§ Request
Each line of the data that includes the string "this" is to be copied out.
________
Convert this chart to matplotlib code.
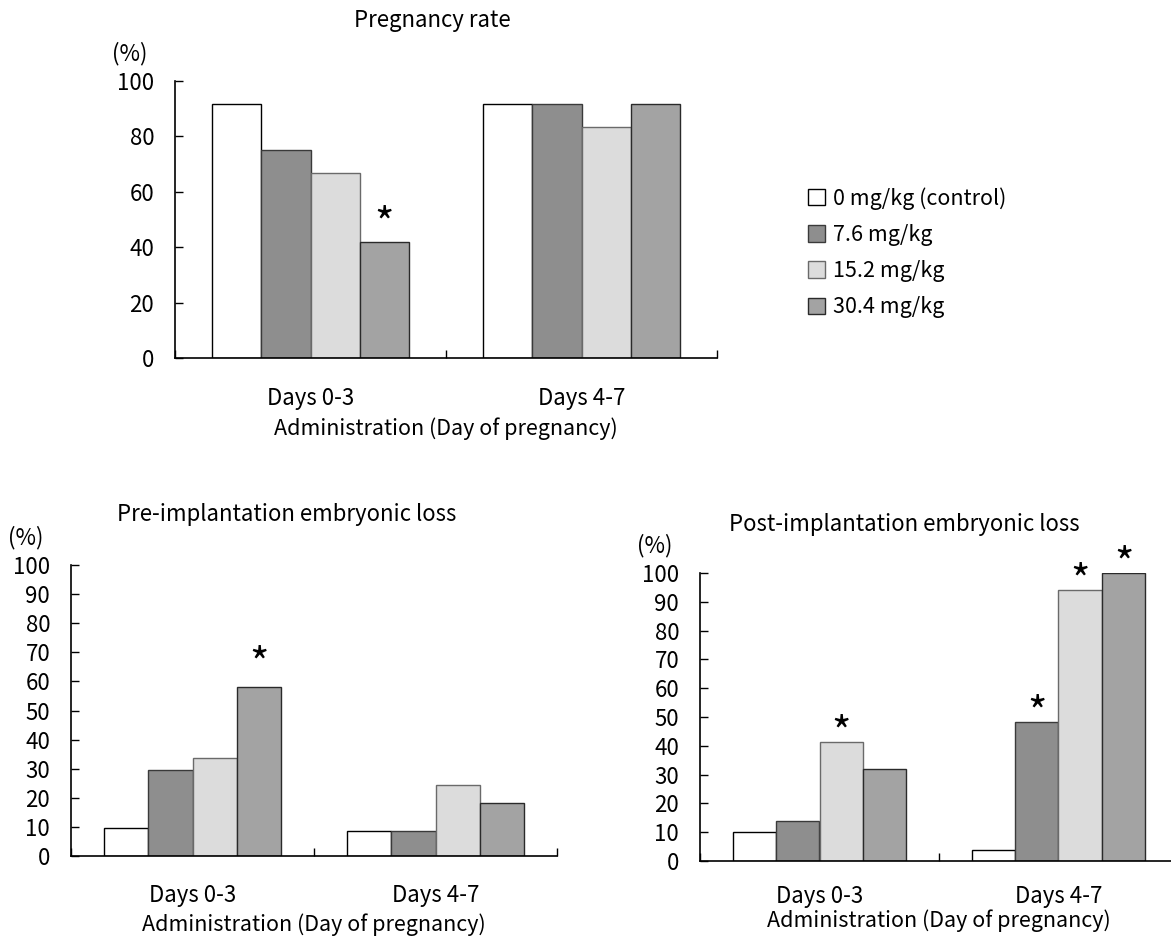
import matplotlib
matplotlib.use('Agg')
import matplotlib.pyplot as plt
from matplotlib.patches import Patch
import numpy as np

plt.rcParams['font.family'] = ['Noto Sans CJK JP', 'DejaVu Sans']

periods = ['Days 0-3', 'Days 4-7']
doses = ['0 mg/kg (control)', '7.6 mg/kg', '15.2 mg/kg', '30.4 mg/kg']

# one row per dose: [Days 0-3, Days 4-7]
pregnancy_rate = [[91.7, 91.7], [75.0, 91.7], [66.7, 83.3], [41.7, 91.7]]
pre_loss = [[9.5, 8.7], [29.6, 8.7], [33.8, 24.4], [58.1, 18.1]]
post_loss = [[10.0, 3.9], [13.9, 48.1], [41.2, 94.1], [32.1, 100.0]]

# significant differences as (dose index, period index)
pregnancy_stars = [(3, 0)]
pre_stars = [(3, 0)]
post_stars = [(2, 0), (1, 1), (2, 1), (3, 1)]

faces = ['white', '#8e8e8e', '#dcdcdc', '#a3a3a3']
edges = ['black', '#3a3a3a', '#6a6a6a', '#2a2a2a']

W, H = 1171, 939
fig = plt.figure(figsize=(W / 100, H / 100), dpi=100)


def px_axes(left, top, right, bottom):
    return fig.add_axes([left / W, 1 - bottom / H, (right - left) / W, (bottom - top) / H])


def draw_panel(ax, values, stars, title, title_x, title_gap, yticks, star_gap,
               tick_pad=21, label_pad=5.5):
    x = np.arange(len(periods)) + 0.5
    w = 0.182
    for i, vals in enumerate(values):
        ax.bar(x + (i - 1.5) * w, vals, w, color=faces[i], edgecolor=edges[i], linewidth=1)
    for i, j in stars:
        ax.annotate('*', (x[j] + (i - 1.5) * w, values[i][j]), xytext=(0, star_gap),
                    textcoords='offset pixels', ha='center', va='center', fontsize=30)
    ax.set_xlim(0, 2)
    ax.set_ylim(0, 100)
    ax.set_yticks(yticks)
    ax.set_xticks([0, 1, 2])
    ax.set_xticklabels([])
    ax.set_xticks(x, periods, minor=True)
    ax.tick_params(axis='x', which='major', direction='in', length=6, width=1)
    ax.tick_params(axis='x', which='minor', length=0, pad=tick_pad, labelsize=16)
    ax.tick_params(axis='y', direction='in', length=6, width=1, pad=15, labelsize=16)
    ax.set_xlabel('Administration (Day of pregnancy)', fontsize=15.5, labelpad=label_pad)
    for s in ['top', 'right']:
        ax.spines[s].set_visible(False)
    for s in ['left', 'bottom']:
        ax.spines[s].set_linewidth(1.2)
    ax.annotate(title, (title_x, 1), xycoords='axes fraction', xytext=(0, title_gap),
                textcoords='offset pixels', ha='center', va='center', fontsize=16)
    ax.annotate('(%)', (0, 1), xycoords='axes fraction', xytext=(-45, 27),
                textcoords='offset pixels', ha='center', va='center', fontsize=16)


ax1 = px_axes(175, 81, 717, 358)
draw_panel(ax1, pregnancy_rate, pregnancy_stars, 'Pregnancy rate', 0.474, 60,
           np.arange(0, 101, 20), 17)

ax2 = px_axes(71, 565, 557, 856)
draw_panel(ax2, pre_loss, pre_stars, 'Pre-implantation embryonic loss', 0.444, 51,
           np.arange(0, 101, 10), 22, tick_pad=20, label_pad=5)

ax3 = px_axes(700, 573, 1178, 861)
draw_panel(ax3, post_loss, post_stars, 'Post-implantation embryonic loss', 0.428, 48,
           np.arange(0, 101, 10), 8, tick_pad=17, label_pad=1.5)

handles = [Patch(facecolor=faces[i], edgecolor=edges[i], linewidth=1) for i in range(len(doses))]
fig.legend(handles, doses, loc='upper left', bbox_to_anchor=(808 / W, 1 - 187 / H),
           frameon=False, fontsize=15.5, handlelength=0.8, handleheight=0.8,
           handletextpad=0.35, labelspacing=0.66, borderpad=0, borderaxespad=0)

fig.savefig('out.png', dpi=100)
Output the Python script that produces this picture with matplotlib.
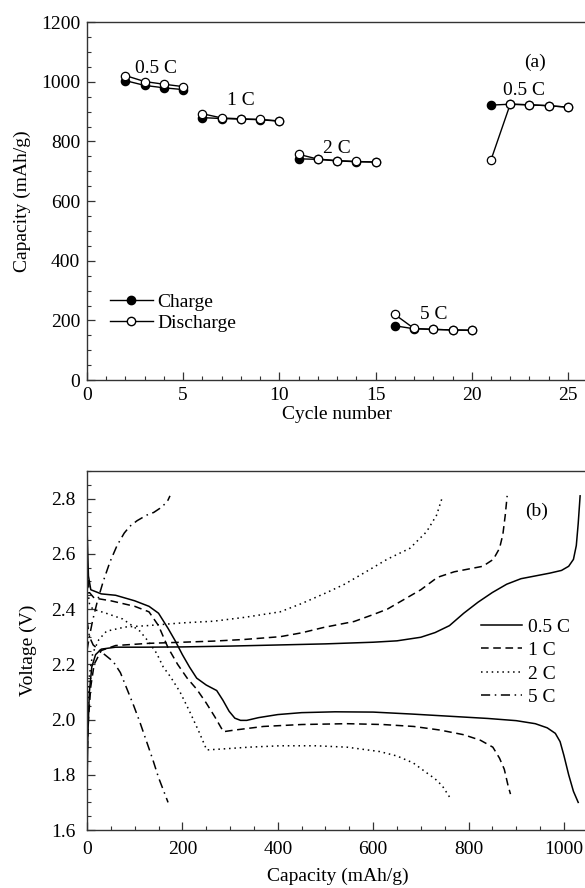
import matplotlib
matplotlib.use("Agg")
import matplotlib.pyplot as plt
from matplotlib.lines import Line2D

plt.rcParams["font.family"] = ["Liberation Serif", "DejaVu Serif"]
plt.rcParams["font.size"] = 14

# ---- panel (a): rate capability ----
cycle_groups = [[2, 3, 4, 5], [6, 7, 8, 9, 10], [11, 12, 13, 14, 15],
                [16, 17, 18, 19, 20], [21, 22, 23, 24, 25]]
charge_groups = [[1004, 988, 980, 974], [880, 877, 875, 873, 868],
                 [742, 740, 735, 732, 731], [182, 172, 170, 168, 167],
                 [922, 925, 923, 920, 915]]
discharge_groups = [[1021, 1001, 992, 984], [893, 879, 876, 874, 869],
                    [757, 741, 736, 733, 731], [220, 173, 170, 168, 167],
                    [738, 925, 923, 920, 915]]
rate_labels_a = ["0.5 C", "1 C", "2 C", "5 C", "0.5 C"]
rate_label_pos_a = [(3.6, 1046), (8.0, 938), (13.0, 778), (18.0, 220), (22.7, 970)]

# ---- panel (b): voltage profiles ----
rates_b = ["0.5 C", "1 C", "2 C", "5 C"]
styles_b = ["-", (0, (5, 3)), (0, (1, 2.5)), (0, (6, 3, 1, 3))]

dis_cap = [
    [0, 3, 8, 30, 60, 100, 130, 150, 170, 185, 200, 215, 230, 250, 272, 285, 298, 310, 322,
     335, 360, 400, 450, 520, 600, 680, 760, 840, 900, 940, 965, 982, 992, 1000, 1010, 1020, 1030],
    [0, 5, 15, 50, 100, 130, 150, 170, 190, 210, 230, 250, 268, 286, 310, 370, 450, 545, 620,
     685, 740, 790, 825, 851, 865, 875, 883, 888],
    [0, 5, 12, 40, 75, 111, 130, 146, 160, 175, 195, 215, 235, 251, 280, 340, 405, 480, 545,
     614, 650, 684, 710, 730, 745, 760],
    [0, 5, 13, 30, 55, 70, 84, 98, 111, 125, 138, 150, 160, 170],
]
dis_volt = [
    [2.70, 2.52, 2.47, 2.455, 2.45, 2.43, 2.41, 2.385, 2.33, 2.285, 2.235, 2.19, 2.15, 2.125,
     2.105, 2.07, 2.03, 2.005, 1.997, 1.997, 2.007, 2.018, 2.025, 2.028, 2.027, 2.02, 2.012,
     2.004, 1.996, 1.985, 1.97, 1.95, 1.92, 1.87, 1.80, 1.74, 1.70],
    [2.55, 2.46, 2.44, 2.43, 2.41, 2.39, 2.34, 2.26, 2.20, 2.15, 2.11, 2.06, 2.01, 1.956, 1.962,
     1.975, 1.982, 1.985, 1.982, 1.975, 1.962, 1.945, 1.925, 1.90, 1.86, 1.82, 1.76, 1.73],
    [2.50, 2.42, 2.40, 2.385, 2.364, 2.32, 2.28, 2.24, 2.19, 2.155, 2.10, 2.03, 1.955, 1.89,
     1.893, 1.90, 1.905, 1.905, 1.90, 1.884, 1.868, 1.843, 1.81, 1.785, 1.76, 1.72],
    [2.36, 2.30, 2.27, 2.245, 2.21, 2.17, 2.11, 2.05, 1.99, 1.92, 1.855, 1.79, 1.745, 1.70],
]
chg_cap = [
    [0, 2, 5, 10, 18, 30, 60, 120, 200, 300, 400, 500, 600, 650, 700, 730, 760, 790, 820, 850,
     880, 910, 940, 970, 995, 1010, 1020, 1026, 1030, 1034],
    [0, 3, 8, 15, 30, 60, 130, 200, 265, 330, 405, 450, 495, 530, 560, 600, 630, 665, 700, 735,
     770, 800, 830, 852, 865, 872, 877, 881],
    [0, 5, 12, 25, 41, 80, 126, 200, 265, 330, 405, 450, 503, 540, 580, 629, 677, 712, 733, 746],
    [0, 5, 12, 22, 34, 48, 63, 78, 90, 105, 125, 140, 153, 163, 170, 174],
]
chg_volt = [
    [1.75, 1.95, 2.10, 2.19, 2.235, 2.255, 2.262, 2.262, 2.263, 2.266, 2.27, 2.274, 2.28, 2.285,
     2.298, 2.315, 2.34, 2.385, 2.425, 2.46, 2.49, 2.51, 2.52, 2.53, 2.54, 2.555, 2.58, 2.63,
     2.71, 2.81],
    [1.85, 2.0, 2.12, 2.20, 2.25, 2.268, 2.276, 2.28, 2.284, 2.29, 2.30, 2.314, 2.333, 2.345,
     2.355, 2.38, 2.40, 2.435, 2.47, 2.515, 2.535, 2.545, 2.555, 2.58, 2.62, 2.67, 2.74, 2.81],
    [2.0, 2.16, 2.24, 2.29, 2.32, 2.335, 2.34, 2.35, 2.356, 2.37, 2.39, 2.42, 2.46, 2.49, 2.53,
     2.58, 2.62, 2.68, 2.74, 2.81],
    [2.25, 2.30, 2.36, 2.43, 2.50, 2.57, 2.63, 2.675, 2.70, 2.72, 2.74, 2.75, 2.765, 2.78,
     2.795, 2.81],
]

spine_color = "#333333"


def style_axes(ax, pad=6):
    for side in ["left", "bottom", "top", "right"]:
        ax.spines[side].set_color(spine_color)
        ax.spines[side].set_linewidth(1.0)
    ax.tick_params(which="both", direction="in", top=False, right=False, color=spine_color)
    ax.tick_params(which="major", length=6, width=0.9, pad=pad)
    ax.tick_params(which="minor", length=3, width=0.8)


fig = plt.figure(figsize=(5.85, 8.88), dpi=100)

# panel (a)
ax1 = fig.add_axes([0.1487, 0.572, 0.855, 0.403])
for cyc, chg in zip(cycle_groups, charge_groups):
    ax1.plot(cyc, chg, color="black", lw=1.0, marker="o", ms=6, mfc="black", mec="black", mew=0.9)
for cyc, dis in zip(cycle_groups, discharge_groups):
    ax1.plot(cyc, dis, color="black", lw=1.0, marker="o", ms=6, mfc="white", mec="black", mew=0.9)
for lab, (tx, ty) in zip(rate_labels_a, rate_label_pos_a):
    ax1.text(tx, ty, lab, ha="center", va="center", fontsize=14)
ax1.text(23.3, 1067, "(a)", ha="center", va="center", fontsize=14)
ax1.set_xlim(0, 26)
ax1.set_ylim(0, 1200)
ax1.set_xticks([0, 5, 10, 15, 20, 25])
ax1.set_xticks(range(0, 26), minor=True)
ax1.set_yticks(range(0, 1201, 200))
ax1.set_yticks(range(0, 1201, 50), minor=True)
ax1.set_xlabel("Cycle number", va="center")
ax1.xaxis.set_label_coords(0.5, -0.095)
ax1.set_ylabel("Capacity (mAh/g)", va="center")
ax1.yaxis.set_label_coords(-0.13, 0.5)
style_axes(ax1, pad=5)
h_a = [Line2D([], [], color="black", lw=1.0, marker="o", ms=6, mfc="black", mec="black"),
       Line2D([], [], color="black", lw=1.0, marker="o", ms=6, mfc="white", mec="black")]
ax1.legend(h_a, ["Charge", "Discharge"], loc="upper left", bbox_to_anchor=(0.03, 0.265),
           frameon=False, handlelength=2.2, handletextpad=0.25, labelspacing=0.2,
           borderaxespad=0, fontsize=14)

# panel (b)
ax2 = fig.add_axes([0.1487, 0.0653, 0.856, 0.4043])
handles_b = []
for i, rate in enumerate(rates_b):
    ln, = ax2.plot(dis_cap[i], dis_volt[i], color="black", lw=1.1, ls=styles_b[i])
    ax2.plot(chg_cap[i], chg_volt[i], color="black", lw=1.1, ls=styles_b[i])
    handles_b.append(ln)
ax2.text(943, 2.755, "(b)", ha="center", va="center", fontsize=14)
ax2.set_xlim(0, 1050)
ax2.set_ylim(1.6, 2.9)
ax2.set_xticks(range(0, 1001, 200))
ax2.set_xticks(range(0, 1051, 50), minor=True)
ax2.set_yticks([1.6, 1.8, 2.0, 2.2, 2.4, 2.6, 2.8])
ax2.set_yticks([1.6 + 0.05 * k for k in range(27)], minor=True)
ax2.set_xlabel("Capacity (mAh/g)", va="center")
ax2.xaxis.set_label_coords(0.5, -0.128)
ax2.set_ylabel("Voltage (V)", va="center")
ax2.yaxis.set_label_coords(-0.118, 0.5)
style_axes(ax2, pad=8)
ax2.legend(handles_b, rates_b, loc="upper left", bbox_to_anchor=(0.772, 0.612),
           frameon=False, handlelength=2.1, handletextpad=0.3, labelspacing=0.3,
           borderaxespad=0, fontsize=14)

fig.savefig("out.png", dpi=100)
________
§ Task output
Convert this chart to matplotlib code.
Output the Python script that produces this picture with matplotlib.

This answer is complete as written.